Colegas indicaram-nos que um concerto de Peaches na mesma sala, há mais de 10 anos, teve o mesmo desfecho, ou seja, as pessoas levantaram-se e começaram a dançar em frente ao palco. Temas como “Fizzy”, “Tiswas” e “Stick In A Five And Go” só ajudaram a que tal acontecesse. Quase no final, a Sala Luggia estava distante a escassos ingressos de uma lotação esgotada. Há poucas canções cujas notas iniciais façam o nosso cérebro faiscar, quer gostemos, quer não, e uma delas é “West End Girls”, um clássico maior de todos os tempos da música pop e que foi catapultado para o cimo das tabelas de discos em todo o mundo quando lançado em 1986.
A improbabilidade de os Sleaford Mods fazerem um trabalho notável com uma música completamente alienígena no seu próprio planeta só torna a versão ainda mais preciosa. Nós, que ouvimos a original na altura pelas batutas dos seus criadores, os Pet Shop Boys, (curiosamente ou não, mais um dueto britânico da mais alta categoria e reconhecido em todo o mundo ao longo de toda a sua carreira), e cientes da pronúncia típica do Sul de Londres de Neil Tennant (voz), sabemos que nada poderia ser mais diferente entre ambas as dicções, mas os Sleaford Mods provaram-nos, sem margem para dúvida, de que não são apenas mais uma banda limitada ao seu próprio estilo. Depois deste resultado, o dueto dinâmico pode dar-se ao luxo de fazer uma versão de “O Fortuna” sem se comprometer.
O público ficou rendido com a rendição e não demoraram muitos temas mais até ouvirmos, um a seguir ao outro, “Jobseeker” e “Tweet Tweet Tweet”, os dois clássicos de “Chubbed Up +” que finalizaram uma sessão que passou a voar. «Estão a ter uma boa noite? Estão a gostar?». Foram as únicas palavras de Williamson da parte do grupo inglês, até se despedirem e agradecerem a presença do público. Contas feitas, os Sleaford Mods venceram e convenceram na Casa da Música? Sim. Bom, mais ou menos.
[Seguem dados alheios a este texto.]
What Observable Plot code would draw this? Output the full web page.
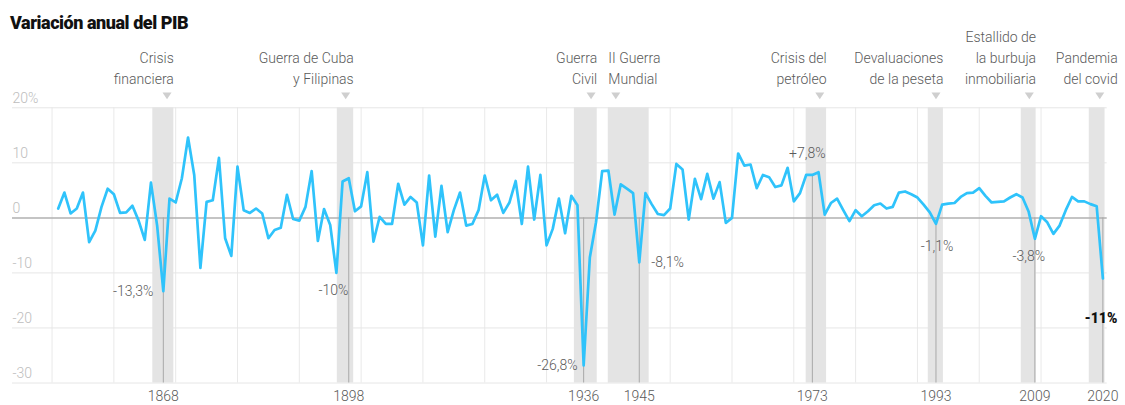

Em termos de prestação geral, o dueto britânico carimbou o passaporte para vôos mais altos junto do público português, algo que já concretizou há pelo menos 10 anos fora de portas com o seu último disco realmente superior, “Chubbed Up +”, de 2014. De discos francamente geniais como “The Mekon”, de 2007, já não se ouve, sequer, um único tema. Infelicidade a nossa, que demoramos demasiado tempo até conhecermos as coisas mais emocionantes. De lá para cá, os membros mudaram e a banda amadureceu, mas, e regressando ao princípio, mesmo depois de lançarem rodelas de altíssima qualidade como “UK Grim”, já não sente a mesma atitude irrequieta, a mesma sensação de não sabermos muito bem como é que a noite irá acabar depois de um concerto dos ingleses.
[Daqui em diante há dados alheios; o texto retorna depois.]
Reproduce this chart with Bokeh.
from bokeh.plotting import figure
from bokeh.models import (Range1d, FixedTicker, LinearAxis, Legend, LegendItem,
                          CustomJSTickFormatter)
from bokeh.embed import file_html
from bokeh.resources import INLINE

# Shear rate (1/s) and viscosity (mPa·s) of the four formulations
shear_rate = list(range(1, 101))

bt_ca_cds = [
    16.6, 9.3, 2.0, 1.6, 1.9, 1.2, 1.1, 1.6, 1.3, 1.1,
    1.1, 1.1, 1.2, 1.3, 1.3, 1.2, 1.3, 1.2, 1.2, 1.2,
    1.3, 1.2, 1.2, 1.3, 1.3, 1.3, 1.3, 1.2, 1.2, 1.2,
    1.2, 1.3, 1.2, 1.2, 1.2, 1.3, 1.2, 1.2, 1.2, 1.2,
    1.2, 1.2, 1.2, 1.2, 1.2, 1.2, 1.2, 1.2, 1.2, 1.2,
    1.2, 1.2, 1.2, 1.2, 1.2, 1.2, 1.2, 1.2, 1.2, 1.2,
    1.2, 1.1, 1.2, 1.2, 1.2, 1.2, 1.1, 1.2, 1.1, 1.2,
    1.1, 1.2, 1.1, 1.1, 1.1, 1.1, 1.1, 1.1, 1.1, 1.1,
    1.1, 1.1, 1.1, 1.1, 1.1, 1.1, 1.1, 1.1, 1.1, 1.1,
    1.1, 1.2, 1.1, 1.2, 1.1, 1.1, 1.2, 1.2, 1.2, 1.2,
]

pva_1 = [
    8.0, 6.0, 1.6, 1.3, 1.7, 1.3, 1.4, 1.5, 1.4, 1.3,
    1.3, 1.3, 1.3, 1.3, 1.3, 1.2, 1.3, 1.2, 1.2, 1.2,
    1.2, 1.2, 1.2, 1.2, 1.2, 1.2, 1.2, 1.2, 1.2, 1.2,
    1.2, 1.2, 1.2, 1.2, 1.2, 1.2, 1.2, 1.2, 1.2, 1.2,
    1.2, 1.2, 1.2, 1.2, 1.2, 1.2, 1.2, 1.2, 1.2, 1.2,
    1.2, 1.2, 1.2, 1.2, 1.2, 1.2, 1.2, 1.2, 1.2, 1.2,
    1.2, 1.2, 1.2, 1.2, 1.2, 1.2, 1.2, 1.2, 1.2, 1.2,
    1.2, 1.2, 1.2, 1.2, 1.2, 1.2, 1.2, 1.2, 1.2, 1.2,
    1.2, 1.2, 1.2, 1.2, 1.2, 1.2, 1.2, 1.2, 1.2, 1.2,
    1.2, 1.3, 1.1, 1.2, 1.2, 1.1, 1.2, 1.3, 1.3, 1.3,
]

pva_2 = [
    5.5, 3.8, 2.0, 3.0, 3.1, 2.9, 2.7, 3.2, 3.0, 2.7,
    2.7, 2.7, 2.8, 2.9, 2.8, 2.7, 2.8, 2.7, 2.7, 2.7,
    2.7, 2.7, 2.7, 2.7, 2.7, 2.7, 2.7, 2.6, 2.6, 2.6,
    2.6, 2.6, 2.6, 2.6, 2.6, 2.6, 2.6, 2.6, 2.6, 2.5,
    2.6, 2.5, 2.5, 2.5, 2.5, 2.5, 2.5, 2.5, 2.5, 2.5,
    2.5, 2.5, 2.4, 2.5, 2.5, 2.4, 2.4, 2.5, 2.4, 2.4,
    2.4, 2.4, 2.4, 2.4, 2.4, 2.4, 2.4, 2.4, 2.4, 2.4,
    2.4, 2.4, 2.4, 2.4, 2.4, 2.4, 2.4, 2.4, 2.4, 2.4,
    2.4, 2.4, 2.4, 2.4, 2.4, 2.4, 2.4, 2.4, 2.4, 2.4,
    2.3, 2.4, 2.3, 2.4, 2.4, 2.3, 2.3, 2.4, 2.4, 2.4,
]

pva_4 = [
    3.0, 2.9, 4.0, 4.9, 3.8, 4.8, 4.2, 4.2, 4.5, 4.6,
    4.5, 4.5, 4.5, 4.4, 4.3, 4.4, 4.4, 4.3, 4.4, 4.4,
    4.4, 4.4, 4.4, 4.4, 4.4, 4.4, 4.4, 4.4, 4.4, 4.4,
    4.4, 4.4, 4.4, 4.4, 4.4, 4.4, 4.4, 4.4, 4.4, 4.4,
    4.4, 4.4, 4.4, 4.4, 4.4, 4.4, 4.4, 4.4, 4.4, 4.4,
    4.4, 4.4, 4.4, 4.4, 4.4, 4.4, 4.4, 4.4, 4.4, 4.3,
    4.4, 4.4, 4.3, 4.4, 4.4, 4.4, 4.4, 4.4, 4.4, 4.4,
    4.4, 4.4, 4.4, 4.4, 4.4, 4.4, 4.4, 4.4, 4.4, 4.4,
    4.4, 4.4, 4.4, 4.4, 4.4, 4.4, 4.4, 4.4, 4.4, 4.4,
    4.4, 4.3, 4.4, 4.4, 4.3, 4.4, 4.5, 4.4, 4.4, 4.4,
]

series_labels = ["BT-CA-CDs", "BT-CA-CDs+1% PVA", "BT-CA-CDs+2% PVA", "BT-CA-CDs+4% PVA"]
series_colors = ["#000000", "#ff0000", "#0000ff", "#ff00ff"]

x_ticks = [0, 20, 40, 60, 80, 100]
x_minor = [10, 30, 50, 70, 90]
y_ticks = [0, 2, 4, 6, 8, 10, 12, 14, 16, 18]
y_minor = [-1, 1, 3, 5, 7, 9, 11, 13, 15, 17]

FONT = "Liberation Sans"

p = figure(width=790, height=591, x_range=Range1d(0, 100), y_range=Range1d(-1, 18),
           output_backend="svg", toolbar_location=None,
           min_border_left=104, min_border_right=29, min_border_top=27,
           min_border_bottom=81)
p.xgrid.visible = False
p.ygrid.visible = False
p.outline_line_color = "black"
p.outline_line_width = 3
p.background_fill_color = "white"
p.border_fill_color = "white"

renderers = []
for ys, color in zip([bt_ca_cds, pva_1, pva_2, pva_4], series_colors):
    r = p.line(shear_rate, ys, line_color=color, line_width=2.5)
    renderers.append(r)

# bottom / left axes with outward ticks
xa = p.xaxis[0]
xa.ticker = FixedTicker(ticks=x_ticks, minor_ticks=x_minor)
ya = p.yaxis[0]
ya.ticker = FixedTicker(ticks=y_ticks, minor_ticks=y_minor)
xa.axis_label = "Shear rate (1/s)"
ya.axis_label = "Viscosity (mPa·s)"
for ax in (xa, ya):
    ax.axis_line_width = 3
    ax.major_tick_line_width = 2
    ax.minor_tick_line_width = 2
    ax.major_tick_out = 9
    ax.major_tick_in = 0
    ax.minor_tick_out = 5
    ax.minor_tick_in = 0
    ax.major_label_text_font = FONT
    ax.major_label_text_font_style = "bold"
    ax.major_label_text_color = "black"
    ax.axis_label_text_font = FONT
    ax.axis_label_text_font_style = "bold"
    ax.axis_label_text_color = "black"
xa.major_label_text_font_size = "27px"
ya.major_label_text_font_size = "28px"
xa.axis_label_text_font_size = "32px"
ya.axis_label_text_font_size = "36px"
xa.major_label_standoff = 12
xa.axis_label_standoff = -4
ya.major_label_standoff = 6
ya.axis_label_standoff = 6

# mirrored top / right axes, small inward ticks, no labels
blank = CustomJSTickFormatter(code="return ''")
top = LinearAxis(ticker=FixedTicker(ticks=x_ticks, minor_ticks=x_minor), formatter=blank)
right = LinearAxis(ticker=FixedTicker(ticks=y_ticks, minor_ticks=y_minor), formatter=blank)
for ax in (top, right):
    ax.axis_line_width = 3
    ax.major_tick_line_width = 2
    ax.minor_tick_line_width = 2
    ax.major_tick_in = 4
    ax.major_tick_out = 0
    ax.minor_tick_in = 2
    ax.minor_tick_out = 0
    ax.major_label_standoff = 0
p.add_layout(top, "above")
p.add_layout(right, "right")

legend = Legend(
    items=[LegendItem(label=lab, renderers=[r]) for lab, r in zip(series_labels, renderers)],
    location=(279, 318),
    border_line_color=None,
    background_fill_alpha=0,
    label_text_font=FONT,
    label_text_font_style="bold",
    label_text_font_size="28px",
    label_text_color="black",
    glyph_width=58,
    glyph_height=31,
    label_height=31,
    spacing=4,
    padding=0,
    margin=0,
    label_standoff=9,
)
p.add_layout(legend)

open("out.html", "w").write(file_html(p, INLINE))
Claro que isto é o trabalho de Andrew e Jason e assim o é porque tem resultado, porque os Mods continuam a angariar novos fãs sedentos de uma bossa nova, de uma new wave, de uma coisa nova e distinta. Se funciona, para quê revisitar o passado mais longínquo? Celeumas à parte, será para não misturar as coisas entre os Sleaford Mods actuais e os do tempo de Simon Parfrement, ainda que Simon trabalhe com os Mods nas sombras?
Se até os fãs mais antigos se rendem aos novos Sleaford Mods, nada como continuar a usar a mesma máquina. Quem sabe se, num futuro próximo, os ingleses não revisitam os discos iniciais na íntegra e ao vivo, para deleite dos fãs mais ferrenhos. Até lá, a sugestão que fica é de os verem ao vivo numa sala pequena, acolhedora, a meio metro de Andrew e Jason. É bastante provável que seja cada vez mais difícil vê-los nesses moldes de tu cá, tu lá no futuro.